The unit was badly out-numbered and was hit by machine gun, grenade and rifle fire as it attempted a flanking maneuver against a North Vietnamese army base.
“You could tell by the sound of the weapons that they were American weapons,” said Lee Stuart, who helped man a machine gun with Stroud. “During every lull in the firing, I would yell, ‘Cease fire. Cease fire. We are Americans.’ ”
The soldiers believed they were mistakenly being fired upon by American troops. They did not know the North Vietnamese forces had captured American weapons from a South Vietnamese storage facility.
Stuart said a grenade from an M79 grenade launcher claimed the first of the seven Americans killed that day.
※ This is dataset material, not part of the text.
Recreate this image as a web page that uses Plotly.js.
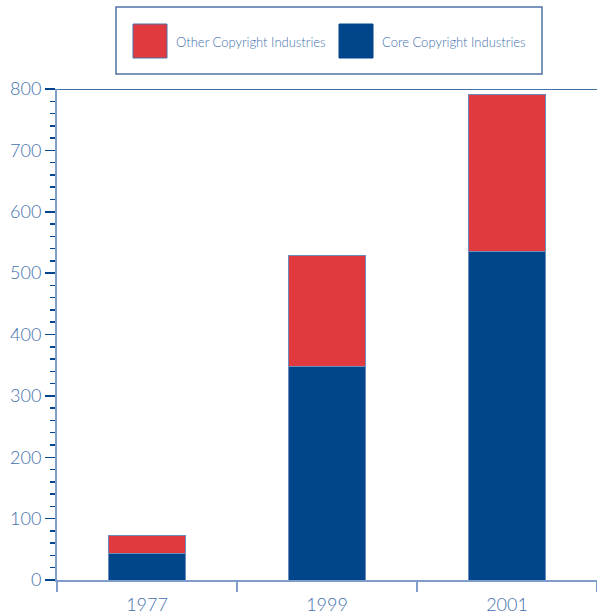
<!DOCTYPE html>
<html>
<head>
<meta charset="utf-8">
<script src="https://cdn.plot.ly/plotly-3.0.1.min.js"></script>
<style>
html,body{margin:0;padding:0;background:#fff;}
#chart{width:597px;height:616px;}
</style>
</head>
<body>
<div id="chart"></div>
<script>
const years = ["1977", "1999", "2001"];
const coreValues = [43.5, 348.5, 535.1];
const otherValues = [29.8, 179.5, 256.1];
const seriesNames = ["Other Copyright Industries", "Core Copyright Industries"];
const yTicks = [0, 100, 200, 300, 400, 500, 600, 700, 800];

const navy = "#01458b";
const red = "#e03a3f";
const lightBlue = "#7f9ecb";
const textBlue = "#4470ad";
const fontFam = "Lato, 'Open Sans', sans-serif";

const traces = [
  {
    type: "bar", x: years, y: coreValues, name: seriesNames[1],
    marker: {color: navy, line: {color: "#6b8cbd", width: 1}},
    width: 0.43, showlegend: false, hoverinfo: "y"
  },
  {
    type: "bar", x: years, y: otherValues, name: seriesNames[0],
    marker: {color: red, line: {color: "#6b8cbd", width: 1}},
    width: 0.43, showlegend: false, hoverinfo: "y"
  }
];

const layout = {
  width: 597, height: 616,
  margin: {l: 57, r: 0, t: 89, b: 36, pad: 0},
  paper_bgcolor: "#fff", plot_bgcolor: "#fff",
  barmode: "stack",
  showlegend: false,
  font: {family: fontFam, color: textBlue, weight: 300},
  xaxis: {
    type: "category", range: [-0.5, 2.5],
    showline: true, linecolor: lightBlue, linewidth: 2,
    ticks: "outside", tickson: "boundaries", ticklen: 10, tickwidth: 1.5, tickcolor: lightBlue,
    ticklabelstandoff: 7,
    tickfont: {size: 18, color: textBlue, family: fontFam, weight: 300},
    showgrid: false, zeroline: false, fixedrange: true
  },
  yaxis: {
    range: [0, 800], tickvals: yTicks,
    showline: true, linecolor: lightBlue, linewidth: 2,
    ticks: "outside", ticklen: 10, tickwidth: 1.5, tickcolor: navy,
    minor: {dtick: 20, ticks: "outside", ticklen: 5, tickwidth: 1.5, tickcolor: navy, showgrid: false},
    tickfont: {size: 18, color: textBlue, family: fontFam, weight: 300},
    showgrid: false, zeroline: false, fixedrange: true
  },
  shapes: [
    {type: "line", xref: "paper", yref: "y", x0: 0, x1: 1, y0: 800, y1: 800,
     line: {color: navy, width: 1.5}},
    {type: "rect", xref: "paper", yref: "paper",
     x0: (116-57)/540, x1: (542-57)/540, y0: (580-74)/491, y1: (580-7)/491,
     line: {color: "#4f71a6", width: 1.5}, fillcolor: "rgba(0,0,0,0)"},
    {type: "rect", xref: "paper", yref: "paper",
     x0: (133-57)/540, x1: (167-57)/540, y0: (580-58)/491, y1: (580-24)/491,
     line: {color: "#4f71a6", width: 1}, fillcolor: red},
    {type: "rect", xref: "paper", yref: "paper",
     x0: (339-57)/540, x1: (373-57)/540, y0: (580-58)/491, y1: (580-24)/491,
     line: {color: navy, width: 1}, fillcolor: navy}
  ],
  annotations: [
    {xref: "paper", yref: "paper", x: (174-57)/540, y: (580-42)/491,
     xanchor: "left", yanchor: "middle", showarrow: false, text: seriesNames[0],
     font: {size: 13, color: textBlue, family: fontFam, weight: 300}},
    {xref: "paper", yref: "paper", x: (380-57)/540, y: (580-42)/491,
     xanchor: "left", yanchor: "middle", showarrow: false, text: seriesNames[1],
     font: {size: 13, color: textBlue, family: fontFam, weight: 300}}
  ]
};

Plotly.newPlot("chart", traces, layout, {displayModeBar: false, staticPlot: true});
</script>
</body>
</html>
Every man in the platoon was killed or wounded and after the paratroopers started pulling back, DeRuggiero noticed three wounded Americans, including Stroud, were being left behind.
He said he ran to the men and dove behind a large ant hill.
“I pulled Stroud behind the ant hill and tried to give him first aid,” DeRuggerio said. “I couldn’t get any air into him. ... He died at my knees. He was whispering for his family.”
DeRuggiero, who spent 32 years in the military before becoming a Defense Department contractor flying helicopters in Afghanistan, was awarded a Silver Star for his actions that day.
‘Because he loved us’
The Army advised Burnette Stroud to not open her husband’s coffin.
“I wanted to remember him alive, not dead,” she said.
Burnette Stroud stayed in Garner for less than six months after her husband’s death. There were too many memories, too many unfulfilled hopes.
She moved to Memphis and began a career at Federal Express. She retired as a manager and returned to Garner in 2010.
She said Stroud was the love of her life. Years after his death, she learned that her husband had not been drafted.
He volunteered, because he thought joining the service was the best way to help his family.
“It was the G.I. Bill. He joined because he loved us and wanted to provide for (us),” Burnette Stroud said. “He proved that he would do anything for his family.”